*** Entries shown

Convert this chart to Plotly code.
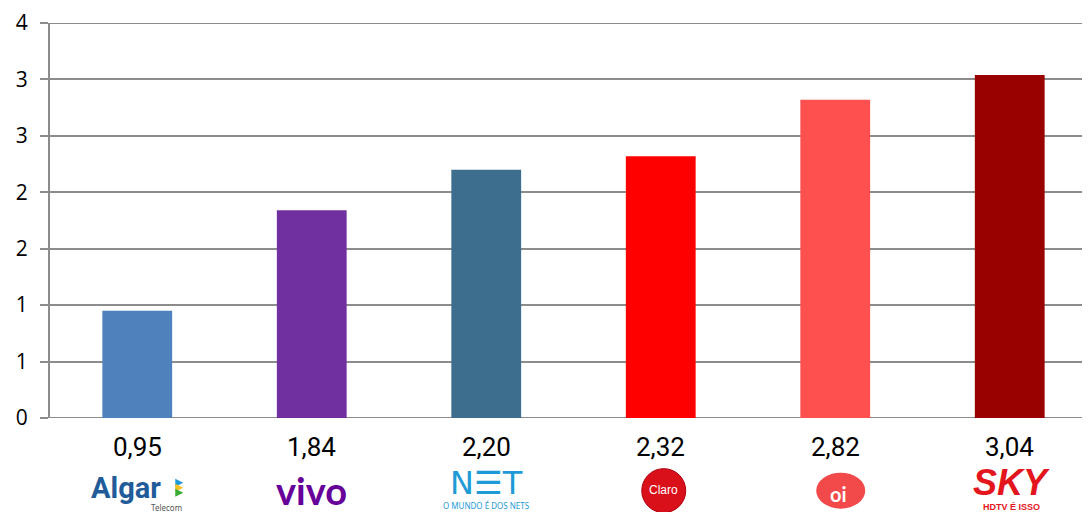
import plotly.graph_objects as go

companies = ["Algar", "Vivo", "NET", "Claro", "Oi", "SKY"]
values = [0.95, 1.84, 2.20, 2.32, 2.82, 3.04]
value_labels = ["0,95", "1,84", "2,20", "2,32", "2,82", "3,04"]
bar_colors = ["#4F81BD", "#7030A0", "#3E6E8E", "#FF0000", "#FF5050", "#990000"]
y_tickvals = [0, 0.5, 1, 1.5, 2, 2.5, 3, 3.5]
y_ticktext = ["0", "1", "1", "2", "2", "3", "3", "4"]

OFF = 8  # default page body margin
W, H = 1090 - OFF, 512 - OFF
PLOT_TOP, PLOT_BOTTOM = 21 - OFF, 418 - OFF

def py(p):
    """page pixel y -> paper y"""
    return (PLOT_BOTTOM - (p - OFF)) / (PLOT_BOTTOM - PLOT_TOP)

fig = go.Figure(go.Bar(
    x=list(range(len(companies))), y=values, marker_color=bar_colors,
    marker_line_width=0, width=0.4,
))

ann = []
shapes = []
# edge gridlines (bottom and top of the value range)
for yv in (y_tickvals[0], y_tickvals[-1]):
    shapes.append(dict(type="line", xref="paper", yref="y", x0=0, x1=1, y0=yv, y1=yv,
                       line=dict(color="#8C8C8C", width=2), layer="below"))

num_font = dict(family="Liberation Sans Narrow, Roboto, Noto Sans", size=26, color="#000000")
for i, lab in enumerate(value_labels):
    ann.append(dict(x=i, y=py(447), xref="x", yref="paper", text=lab, showarrow=False,
                    font=num_font, xanchor="center", yanchor="middle"))

# Algar
ann.append(dict(x=0, y=py(488), xref="x", yref="paper", xshift=-11, text="<b>Algar</b>", showarrow=False,
                font=dict(family="Roboto, Noto Sans", size=29, color="#1F5C99"), yanchor="middle"))
for (y0, y1), c in [((13, 5), "#1E9AD6"), ((8, 0), "#F5C223"), ((3, -5), "#3BAA35")]:
    ym = (y0 + y1) / 2
    shapes.append(dict(type="path", xref="x", yref="paper", xsizemode="pixel", ysizemode="pixel",
                       xanchor=0, yanchor=py(492),
                       path=f"M 38,{y0} L 46,{ym} L 38,{y1} Z",
                       fillcolor=c, line=dict(width=0)))
ann.append(dict(x=0, y=py(508), xref="x", yref="paper", xshift=29, text="Telecom", showarrow=False,
                font=dict(family="Noto Sans", size=8, color="#555555"), yanchor="middle"))
# vivo
ann.append(dict(x=1, y=py(490), xref="x", yref="paper", text="<b>vivo</b>", showarrow=False,
                font=dict(family="Lato, Noto Sans", size=38, color="#660099"), yanchor="middle"))
# NET
ann.append(dict(x=2, y=py(483), xref="x", yref="paper", text="N☰T", showarrow=False,
                font=dict(family="DejaVu Sans", size=32, color="#1E9AD6"), yanchor="middle"))
ann.append(dict(x=2, y=py(506), xref="x", yref="paper", text="O MUNDO É DOS NETS", showarrow=False,
                font=dict(family="Noto Sans", size=8, color="#1E9AD6"), yanchor="middle"))
# Claro
shapes.append(dict(type="circle", xref="x", yref="paper", xsizemode="pixel", ysizemode="pixel",
                   xanchor=3, yanchor=py(491), x0=-19, x1=25, y0=-22, y1=22,
                   fillcolor="#D90F1A", line=dict(color="#B00010", width=1)))
ann.append(dict(x=3, y=py(490), xref="x", yref="paper", xshift=3, text="Claro", showarrow=False,
                font=dict(family="Liberation Sans", size=12, color="#FFFFFF"), yanchor="middle"))
# Oi
shapes.append(dict(type="circle", xref="x", yref="paper", xsizemode="pixel", ysizemode="pixel",
                   xanchor=4, yanchor=py(491), x0=-19, x1=30, y0=-18, y1=18,
                   fillcolor="#F24A4A", line=dict(width=0)))
ann.append(dict(x=4, y=py(494), xref="x", yref="paper", xshift=3, text="<b>oi</b>", showarrow=False,
                font=dict(family="Lato, Noto Sans", size=20, color="#FFFFFF"), yanchor="middle"))
# SKY
ann.append(dict(x=5, y=py(483), xref="x", yref="paper", xshift=2, text="<b><i>SKY</i></b>", showarrow=False,
                font=dict(family="Liberation Sans", size=36, color="#E3161E"), yanchor="middle"))
ann.append(dict(x=5, y=py(507), xref="x", yref="paper", xshift=2, text="<b>HDTV É ISSO</b>", showarrow=False,
                font=dict(family="Liberation Sans", size=9, color="#E3161E"), yanchor="middle"))

fig.update_layout(
    width=W, height=H,
    margin=dict(l=50 - OFF, r=0, t=PLOT_TOP, b=H - PLOT_BOTTOM),
    plot_bgcolor="#FFFFFF", paper_bgcolor="#FFFFFF",
    showlegend=False, annotations=ann, shapes=shapes,
    xaxis=dict(range=[-0.5, 5.46], showticklabels=False, showgrid=False, zeroline=False,
               showline=False, ticks=""),
    yaxis=dict(range=[0, 3.5], tickvals=y_tickvals, ticktext=y_ticktext,
               showgrid=True, gridcolor="#8C8C8C", gridwidth=2, zeroline=False,
               showline=True, linecolor="#8C8C8C", linewidth=2,
               ticks="outside", ticklen=8, tickcolor="#8C8C8C", tickwidth=2,
               ticklabelstandoff=8, ticklabeloverflow="allow",
               tickfont=dict(family="Open Sans, Noto Sans", size=21, color="#000000")),
)

fig.write_html("out.html")
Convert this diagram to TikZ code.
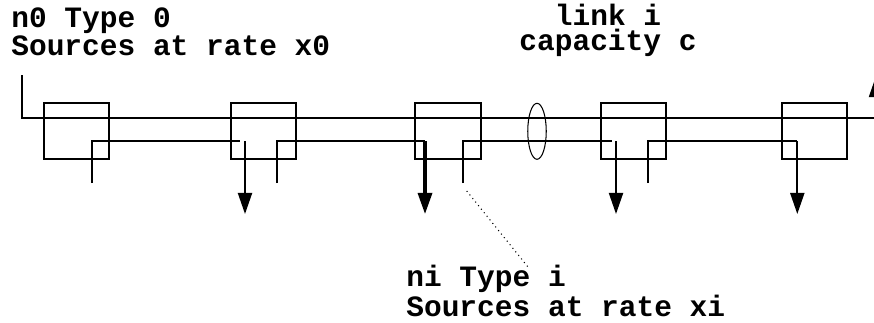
\documentclass[tikz,border=0pt]{standalone}
\usepackage{fontspec}
\setmonofont{Liberation Mono}
\usepackage{tikz}
\usetikzlibrary{
  positioning,
  arrows.meta,
  shapes.geometric
}

\begin{document}
\begin{tikzpicture}[x=0.02cm, y=-0.02cm,
  box/.style={draw, line width=1.1pt, minimum width=1.31cm, minimum height=1.12cm, inner sep=0pt},
  wire/.style={line width=1.1pt},
  drop/.style={line width=1.1pt, -{Triangle[length=12pt, width=8pt]}},
  lbl/.style={font=\ttfamily\bfseries\fontsize{16.8}{14.2}\selectfont, inner sep=0pt}
]
  \useasboundingbox (0,0) rectangle (874,322);

  \node[box] (b1) at (76.5,131.3) {};
  \node[box] (b2) at (263.3,131.3) {};
  \node[box] (b3) at (448,131.3) {};
  \node[box] (b4) at (633.7,131.3) {};
  \node[box] (b5) at (814.7,131.3) {};

  \node[draw, ellipse, line width=0.6pt, minimum width=0.37cm, minimum height=1.12cm, inner sep=0pt] (cut) at (537,131.3) {};

  \coordinate (in0) at (21.7,75);
  \coordinate (trunk) at (874,118);
  \draw[wire] (in0) |- (trunk);

  \coordinate (t1) at (91.7,183); \coordinate (e1) at (240,141);
  \coordinate (t2) at (276.7,183); \coordinate (c3) at (425,141);
  \coordinate (t3) at (462.7,183); \coordinate (e3) at (611.7,141);
  \coordinate (t4) at (648.3,183); \coordinate (c5) at (797.3,141);
  \draw[wire] (t1) |- (e1);
  \draw[wire] (t2) |- (c3);
  \draw[wire] (t3) |- (e3);
  \draw[wire] (t4) |- (c5);

  \coordinate (a2) at (245,141); \coordinate (h2) at (245,214);
  \coordinate (h3) at (425,214);
  \coordinate (a4) at (616,141); \coordinate (h4) at (616,214);
  \coordinate (h5) at (797.3,214);
  \draw[drop] (a2) -- (h2);
  \draw[drop, line width=1.8pt] (c3) -- (h3);
  \draw[drop] (a4) -- (h4);
  \draw[drop] (c5) -- (h5);

  \coordinate (up0) at (876,118); \coordinate (up1) at (876,76);
  \draw[drop] (up0) -- (up1);

  \node[lbl, anchor=base west, align=left] (n0lbl) at (11,55) {n0 Type 0\\Sources at rate x0};
  \node[lbl, anchor=base, align=center] (linklbl) at (608,50) {link i\\capacity c};
  \node[lbl, anchor=base west, align=left] (nilbl) at (406,316) {ni Type i\\Sources at rate xi};

  \coordinate (lead0) at (466.7,191); \coordinate (lead1) at (528,267);
  \draw[dotted, line width=0.6pt] (lead0) -- (lead1);
\end{tikzpicture}
\end{document}
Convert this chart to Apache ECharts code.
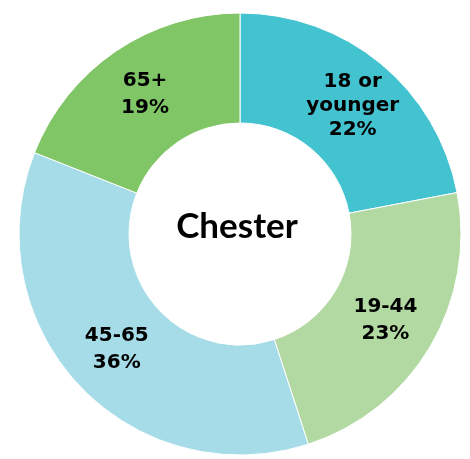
<!DOCTYPE html>
<html>
<head>
<meta charset="utf-8">
<script src="https://cdn.jsdelivr.net/npm/echarts@6/dist/echarts.min.js"></script>
<style>
  html, body { margin: 0; padding: 0; background: #fff; }
  #chart { width: 470px; height: 459px; }
</style>
</head>
<body>
<div id="chart"></div>
<script>
// Age groups for Chester, clockwise from 12 o'clock
const groups = ["18 or\nyounger", "19-44", "45-65", "65+"];
const shares = [22, 23, 36, 19];
const colors = ["#43c2d0", "#b2d9a1", "#a5dce8", "#80c566"];
const centerLabel = "Chester";

const chart = echarts.init(document.getElementById("chart"), null, { renderer: "canvas" });

const data = groups.map((name, i) => ({
  name,
  value: shares[i],
  itemStyle: { color: colors[i] },
  label: i === 0 ? { lineHeight: 24, offset: [5, 2] } : {},
}));

chart.setOption({
  animation: false,
  graphic: [
    {
      type: "text",
      x: 237,
      y: 227,
      style: {
        text: centerLabel,
        align: "center",
        verticalAlign: "middle",
        font: "bold 35px Lato",
        fill: "#000",
      },
    },
  ],
  series: [
    {
      type: "pie",
      center: [240, 234],
      radius: [111, 221],
      startAngle: 90,
      clockwise: true,
      avoidLabelOverlap: false,
      itemStyle: { borderColor: "#fff", borderWidth: 1 },
      label: {
        position: "inside",
        formatter: (p) => p.name + "\n" + p.value + "%",
        fontFamily: "DejaVu Sans",
        fontWeight: "bold",
        fontSize: 20,
        lineHeight: 27,
        color: "#000",
      },
      labelLine: { show: false },
      emphasis: { disabled: true },
      data,
    },
  ],
});
</script>
</body>
</html>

******

## [Exercise objective]
For this exercise, gather every line of the data that contains the word "code".

## [Response to this task]
Convert this chart to Plotly code.
Convert this diagram to TikZ code.
Convert this chart to Apache ECharts code.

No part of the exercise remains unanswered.